The system uses information from South Africa’s formal residential property stock and factors in a wide range of property features. Lightstone is also a member of the European AVM Alliance, an organisation that sets standards for automated valuation models, including transparency, data quality and statistical discipline.
Automotive:
AI is used to analyse vehicle data, forecast future values and support pricing decisions for OEMs, dealers, banks and insurers. It assists with customer‑sentiment analysis, lead scoring and personalised engagement in dealership environments. Machine‑learning models also help identify pricing trends, forecast demand and manage stock more effectively.
Retail:
In retail and location analytics, mobility and demographic data help brands identify suitable sites and assess expansion risks. This is particularly relevant in areas where traditional data sources are incomplete or out of date. AI‑driven segmentation models are also used to reduce irrelevant marketing and focus communication on more appropriate audiences.
Why domain‑specific AI matters:
Lightstone’s focus is on narrow, domain‑specific AI rather than general‑purpose systems. These models incorporate local regulatory requirements, data quirks and historical context. For example, property title‑deed information is interpreted through decades of accumulated local knowledge; vehicle records are checked against both public and proprietary sources; and outdated census information is supplemented with spatial data from the property sector.

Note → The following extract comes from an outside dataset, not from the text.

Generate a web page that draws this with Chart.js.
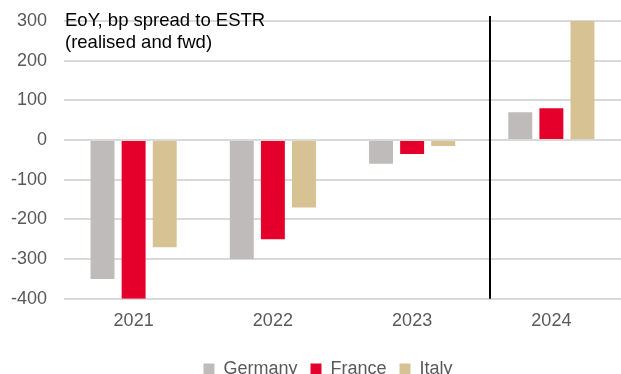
<!DOCTYPE html>
<html>
<head>
<meta charset="utf-8">
<script src="https://cdn.jsdelivr.net/npm/chart.js@4/dist/chart.umd.min.js"></script>
<style>
  html, body { margin: 0; padding: 0; background: #fff; overflow: hidden; }
  #wrap { width: 621px; height: 374px; overflow: hidden; }
</style>
</head>
<body>
<div id="wrap"><canvas id="spreadChart" width="621" height="388"></canvas></div>
<script>
const years = ['2021', '2022', '2023', '2024'];
const germany = [-350, -300, -60, 70];
const france = [-400, -250, -35, 80];
const italy = [-270, -170, -15, 300];
const yMin = -400;
const yMax = 300;
const yStep = 100;
const titleLines = ['EoY, bp spread to ESTR', '(realised and fwd)'];
// realised / forward split, in category units (just right of the 2023|2024 boundary)
const dividerAt = 2.56;

const FONT = '"Liberation Sans", Arial, sans-serif';

// header text in the top-left corner of the plot
const cornerTitle = {
    id: 'cornerTitle',
    afterDraw(chart) {
        const { ctx, chartArea } = chart;
        ctx.save();
        ctx.fillStyle = '#000';
        ctx.font = '18.5px ' + FONT;
        ctx.textAlign = 'left';
        ctx.textBaseline = 'alphabetic';
        titleLines.forEach((line, i) => {
            ctx.fillText(line, chartArea.left + 1, chartArea.top + 5 + i * 21.5);
        });
        ctx.restore();
    }
};

// black vertical line between realised and forward years
const divider = {
    id: 'divider',
    afterDatasetsDraw(chart) {
        const { ctx, chartArea, scales } = chart;
        const x = Math.round(scales.x.getPixelForValue(dividerAt));
        ctx.save();
        ctx.strokeStyle = '#000';
        ctx.lineWidth = 2;
        ctx.beginPath();
        ctx.moveTo(x, chartArea.top - 5);
        ctx.lineTo(x, chartArea.bottom);
        ctx.stroke();
        ctx.restore();
    }
};

// nudge the legend right so it sits under the plot rather than the canvas
const legendShift = {
    id: 'legendShift',
    afterLayout(chart) {
        chart.legend.left += 12;
        chart.legend.right += 12;
    }
};

new Chart(document.getElementById('spreadChart'), {
    type: 'bar',
    data: {
        labels: years,
        datasets: [
            { label: 'Germany', data: germany, backgroundColor: '#bfbbba' },
            { label: 'France', data: france, backgroundColor: '#e4002b' },
            { label: 'Italy', data: italy, backgroundColor: '#d7c294' }
        ]
    },
    options: {
        responsive: false,
        animation: false,
        categoryPercentage: 0.67,
        barPercentage: 0.77,
        layout: { padding: { top: 21, left: 11, right: 0, bottom: 0 } },
        scales: {
            x: {
                grid: { display: false, drawTicks: false },
                border: { display: false },
                ticks: { color: '#595959', font: { family: FONT, size: 18 }, padding: 11 },
                afterFit: s => {
                    s.height += 4.6;
                    s.paddingLeft = 0;
                    s.paddingRight = 0;
                }
            },
            y: {
                min: yMin,
                max: yMax,
                grid: { color: '#d9d9d9', lineWidth: 2, drawTicks: false },
                border: { display: false },
                ticks: { stepSize: yStep, color: '#595959', font: { family: FONT, size: 18 }, padding: 17 },
                afterFit: s => {
                    s.width = 53;
                    s.paddingTop = 0;
                    s.paddingBottom = 0;
                }
            }
        },
        plugins: {
            legend: {
                position: 'bottom',
                labels: {
                    boxWidth: 11,
                    boxHeight: 11,
                    padding: 13,
                    color: '#595959',
                    font: { family: FONT, size: 18 }
                }
            },
            tooltip: { enabled: false }
        }
    },
    plugins: [cornerTitle, divider, legendShift]
});
</script>
</body>
</html>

Because these tools influence real‑world financial outcomes, Lightstone conducts peer‑review processes, anomaly detection and ongoing monitoring to reduce data and model errors. Centralising analytics across sectors means that improvements in one domain can be applied to others.
Looking ahead:
Lightstone expects its advantage to lie in combining well‑maintained proprietary datasets with safe and responsible use of public data across multiple industries. Future work will continue to focus on transparent, explainable AI models and decision‑support tools that give users clearer insight into how conclusions are reached.